In January 2021, North Korean leader Kim Jong Un told his country – and the world – about the plans he had for the evolution and modernization of his nuclear deterrent. He outlined a far-reaching, ambitious menu of military modernization goals. Among these were tactical nuclear weapons, a capability that North Korea had until then not formally sought.
The development and eventual deployment of tactical nuclear weapons by North Korea will represent the most serious negative development for peace and security on the Korean Peninsula since the country’s development of intercontinental-range ballistic missiles capable of ranging the United States. The implications include a heightened risk of nuclear escalation, greater potential for nuclear accidents and mishaps, and greater strain on the South Korea-U.S. alliance.
Tactical nuclear weapons have no universally accepted definition; indeed, the very idea of any nuclear weapons use representing a “tactical” development is contested, with analysts arguing instead that any nuclear weapon use anywhere would have “strategic” implications. Despite these debates, there are three general principles that have come to be associated with tactical nuclear weapons.

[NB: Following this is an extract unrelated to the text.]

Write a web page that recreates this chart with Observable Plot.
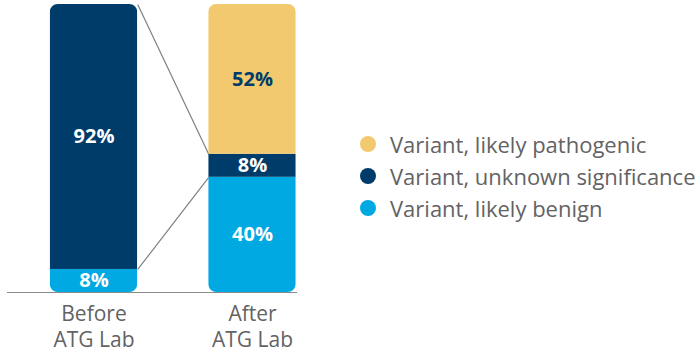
<!DOCTYPE html>
<html>
<head>
<meta charset="utf-8">
<script src="https://cdn.jsdelivr.net/npm/d3@7"></script>
<script src="https://cdn.jsdelivr.net/npm/@observablehq/plot@0.6"></script>
<style>
  html, body { margin: 0; padding: 0; background: #fff; }
  #wrap { position: relative; width: 700px; height: 355px; font-family: "Open Sans", sans-serif; }
  #chart { position: absolute; left: 0; top: 0; }
  #legend { position: absolute; left: 360px; top: 128px; }
  .row { display: flex; align-items: center; height: 32px; font-size: 22px; color: #636363; white-space: nowrap; }
  .sw { width: 16px; height: 16px; border-radius: 50%; margin-left: 0px; margin-right: 14px; }
</style>
</head>
<body>
<div id="wrap"><div id="chart"></div><div id="legend"></div></div>
<script>
// ---- data ----
const groups = ["Before\nATG Lab", "After\nATG Lab"];
const categories = ["Variant, likely benign", "Variant, unknown significance", "Variant, likely pathogenic"]; // bottom -> top
const benign = [8, 40];
const unknown = [92, 8];
const pathogenic = [0, 52];
const colors = ["#00a9e2", "#003c69", "#f2c96f"];
const labelColors = ["#ffffff", "#ffffff", "#003c69"];
const legendOrder = ["Variant, likely pathogenic", "Variant, unknown significance", "Variant, likely benign"];

// ---- build stacked table ----
const series = [benign, unknown, pathogenic];
const hw = 0.276; // half bar width in x units
const rows = [];
groups.forEach((g, i) => {
  let acc = 0;
  series.forEach((s, k) => {
    const v = s[i];
    if (v > 0) rows.push({i, group: g, cat: categories[k], k, y1: acc, y2: acc + v, v});
    acc += v;
  });
});
// connectors: edges of the "unknown" segment
const links = [
  {x1: 0 + hw, x2: 1 - hw, y1: benign[0] + unknown[0], y2: benign[1] + unknown[1]},
  {x1: 0 + hw, x2: 1 - hw, y1: benign[0], y2: benign[1]}
];
const labels = groups.map((g, i) => ({i, g}));

const plot = Plot.plot({
  width: 310,
  height: 355,
  marginLeft: 7,
  marginRight: 13,
  marginTop: 4,
  marginBottom: 63,
  x: {type: "linear", domain: [-0.5457, 1.284], axis: null},
  y: {domain: [0, 100], axis: null},
  color: {domain: categories, range: colors},
  style: {fontFamily: "Open Sans, sans-serif", background: "transparent"},
  marks: [
    Plot.link(links, {x1: "x1", x2: "x2", y1: "y1", y2: "y2", stroke: "#808080", strokeWidth: 1.2}),
    Plot.rect(rows, {x1: d => d.i - hw, x2: d => d.i + hw, y1: "y1", y2: "y2", fill: "cat"}),
    Plot.ruleY([0], {stroke: "#8a8a8a", strokeWidth: 1.2}),
    Plot.text(rows, {x: "i", y: d => (d.y1 + d.y2) / 2, text: d => d.v + "%",
      fill: d => labelColors[d.k], fontSize: 20, fontWeight: "bold"}),
    Plot.text(labels, {x: "i", y: 0, text: "g", fill: "#636363", fontSize: 21, lineAnchor: "top", lineHeight: 1.2, dy: 11})
  ]
});

// rounded corners for whole bars: clip the rect group using scales
const sx = plot.scale("x"), sy = plot.scale("y");
const ns = "http://www.w3.org/2000/svg";
const defs = document.createElementNS(ns, "defs");
const cp = document.createElementNS(ns, "clipPath");
cp.setAttribute("id", "barclip");
groups.forEach((g, i) => {
  const total = benign[i] + unknown[i] + pathogenic[i];
  const r = document.createElementNS(ns, "rect");
  const xa = sx.apply(i - hw), xb = sx.apply(i + hw);
  const ya = sy.apply(total), yb = sy.apply(0);
  r.setAttribute("x", xa); r.setAttribute("y", ya);
  r.setAttribute("width", xb - xa); r.setAttribute("height", yb - ya);
  r.setAttribute("rx", 8); r.setAttribute("ry", 8);
  cp.appendChild(r);
});
defs.appendChild(cp);
plot.insertBefore(defs, plot.firstChild);
const rectGroup = plot.querySelector('g[aria-label="rect"]');
if (rectGroup) rectGroup.setAttribute("clip-path", "url(#barclip)");

document.getElementById("chart").appendChild(plot);

// legend
const leg = document.getElementById("legend");
legendOrder.forEach(c => {
  const row = document.createElement("div");
  row.className = "row";
  const sw = document.createElement("span");
  sw.className = "sw";
  sw.style.background = colors[categories.indexOf(c)];
  const t = document.createElement("span");
  t.textContent = c;
  row.appendChild(sw); row.appendChild(t);
  leg.appendChild(row);
});
</script>
</body>
</html>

First, these weapons feature a deliberately reduced nuclear explosive yield. While some weapons considered “tactical” would still yield a significant proportion of the energy released by the nuclear weapons used by the United States against the Japanese cities of Hiroshima and Nagasaki in 1945, their yields would be relatively smaller than the significantly more damaging weapons that exist in nuclear arsenals – including that of North Korea’s – today. Until North Korea carries out a seventh nuclear test or otherwise directly reveals information concerning the explosive yields it seeks with its tactical nuclear weapons, its adversaries will be left to speculate on this matter.
The second feature associated with tactical nuclear weapons is that their deployment occurs on relatively short-range delivery systems. In April 2022, Kim oversaw the test of a short-range missile system that flew for just about 110 kilometers; North Korean state media described that missile as a system intended for the delivery of “tactical nukes.” This was the first time North Korea had directly connected a tactical nuclear weapons delivery role to a tested delivery system, and it turned to be an exceptionally short-range missile. North Korea could well seek to expand the range of missile systems that might play a role in the delivery of tactical nuclear weapons, but so far, Kim has opted not to. Kim has, however, alluded to making tactical nuclear weapons lighter and physically smaller, which could allow North Korea, for the first time, to place nuclear warheads on its growing arsenal of cruise missiles.